I wanted to share your excitement. Your earnest, folksy demeanor won me over. When you intoned, "Hey now, kids, come gather 'round/ Look what just skipped into town," I wanted to gather 'round , as the kids on my television screen were doing. This was partly because what had just skipped into town -- Skip It!, of course -- did indeed look like a novel and desirable product, but it was also because you, you modern Siren of the Saturday morning airwaves. Only you were a siren offering fun and fulfillment, not destruction. The opposite of a Siren in every way, not least of which your masculinity.

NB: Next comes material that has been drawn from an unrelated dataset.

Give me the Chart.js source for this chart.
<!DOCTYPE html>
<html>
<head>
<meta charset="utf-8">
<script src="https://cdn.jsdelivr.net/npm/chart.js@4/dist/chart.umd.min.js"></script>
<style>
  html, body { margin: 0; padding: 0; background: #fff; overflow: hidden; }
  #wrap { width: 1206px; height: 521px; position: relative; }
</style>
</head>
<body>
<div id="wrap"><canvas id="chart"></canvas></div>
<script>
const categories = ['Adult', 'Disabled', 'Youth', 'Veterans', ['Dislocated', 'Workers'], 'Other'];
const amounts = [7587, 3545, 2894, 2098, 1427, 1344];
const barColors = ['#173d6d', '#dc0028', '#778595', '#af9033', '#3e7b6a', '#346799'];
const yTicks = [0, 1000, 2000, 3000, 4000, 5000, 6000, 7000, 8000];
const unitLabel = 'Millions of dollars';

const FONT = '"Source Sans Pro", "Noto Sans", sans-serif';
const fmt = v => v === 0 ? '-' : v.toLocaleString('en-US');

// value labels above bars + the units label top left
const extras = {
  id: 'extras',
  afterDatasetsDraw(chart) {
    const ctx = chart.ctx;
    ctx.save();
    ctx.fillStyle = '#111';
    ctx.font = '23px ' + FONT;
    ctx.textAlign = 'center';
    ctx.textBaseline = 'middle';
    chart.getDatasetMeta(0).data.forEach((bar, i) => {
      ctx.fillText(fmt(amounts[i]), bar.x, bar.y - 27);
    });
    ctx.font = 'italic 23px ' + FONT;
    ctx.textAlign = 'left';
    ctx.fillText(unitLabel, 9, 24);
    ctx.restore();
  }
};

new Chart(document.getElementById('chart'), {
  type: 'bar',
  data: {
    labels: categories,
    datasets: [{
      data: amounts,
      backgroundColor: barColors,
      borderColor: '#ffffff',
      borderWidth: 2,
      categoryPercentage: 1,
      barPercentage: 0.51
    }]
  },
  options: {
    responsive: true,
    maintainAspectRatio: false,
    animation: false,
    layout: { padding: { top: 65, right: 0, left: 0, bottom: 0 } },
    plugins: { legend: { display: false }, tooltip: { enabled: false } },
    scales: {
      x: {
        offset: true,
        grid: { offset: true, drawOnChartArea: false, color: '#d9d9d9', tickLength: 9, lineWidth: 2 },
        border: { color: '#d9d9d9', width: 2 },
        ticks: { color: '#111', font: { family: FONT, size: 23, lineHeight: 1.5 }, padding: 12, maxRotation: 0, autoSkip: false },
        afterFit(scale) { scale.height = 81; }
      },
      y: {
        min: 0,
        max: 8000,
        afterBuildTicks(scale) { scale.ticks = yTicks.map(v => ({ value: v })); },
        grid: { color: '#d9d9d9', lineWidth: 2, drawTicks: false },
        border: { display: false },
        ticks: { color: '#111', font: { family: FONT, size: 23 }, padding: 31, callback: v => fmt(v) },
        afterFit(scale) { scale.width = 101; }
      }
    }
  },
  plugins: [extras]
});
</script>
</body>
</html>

I'll admit you lost me in the middle, Nires. Whatever, you were singing after the refrain "Skip It!/Skip It!" has been corrupted in my memory to "Slamming and a jamming with two high-tops" Sing slowly, Nires; we children are easily muddled by rapid-fire lyrics. I can only hope that there was no product safety information in those lines.

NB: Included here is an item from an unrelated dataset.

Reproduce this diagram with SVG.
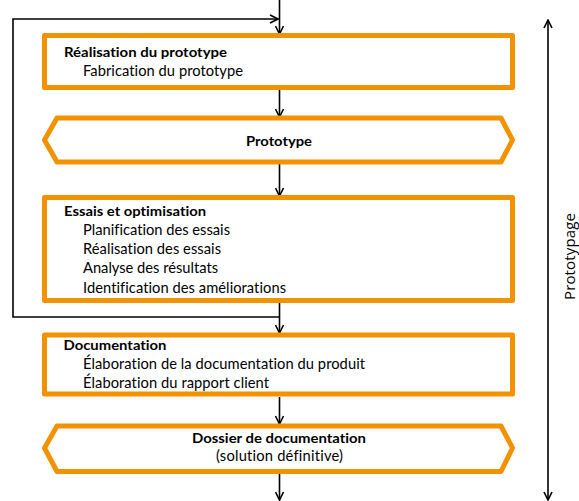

My interest was first piqued and then abruptly terminated by your bridge leading to the final refrain-- such a melodically complex piece for a thirty-second jingle!-- which was confusingling dedicated to a single feature of the product of dubiously paramount importance. Again, I quote: "But the very best thing of all/Is the counter on this ball/ Try to beat your very best score/ See if you can jump a whole lot more!"
I have been young, Nires, but I was never stupid. You cheapen a superlative through overuse, and you risk condescension by choosing the exact same superlative --"very best"-- twice in a single quatrain. This makes the counter feature seem unimpressive, and since it is by your own admission the "very best thing" about the whole package, my interest quickly waned.
By the time you had segued into your final refrain with its Broadway-style singing-to-spoken-word dramatic finish, I was firmly in the anti-Skip It! camp. What is this product, I asked derisively, but a poorly conceived amalgamation of the jump rope and the Hula Hoop? And do I own either of those? I know one toy, I thought to myself, I will not be begging Mom to buy me this weekend. (Not that it would have made any difference: I was the only boy in northern Virginia who lived, despite my persistent pleas, through the entire Voltron Era with neither a Lion Voltron nor a Spaceship Voltron. I saw refugee children on "20/20" playing with the two Voltrons, making them fight each other. Which they would never do.)
"C'mon, everybody!" you concluded, a tone of desperation in your voice. I just wanted you to go away. Peddle your shoddy toys elsewhere, Nires. Or maybe Siren-the-forwards-way after all. "Skip It!" you shouted.
I think I shall, I replied. I think I shall.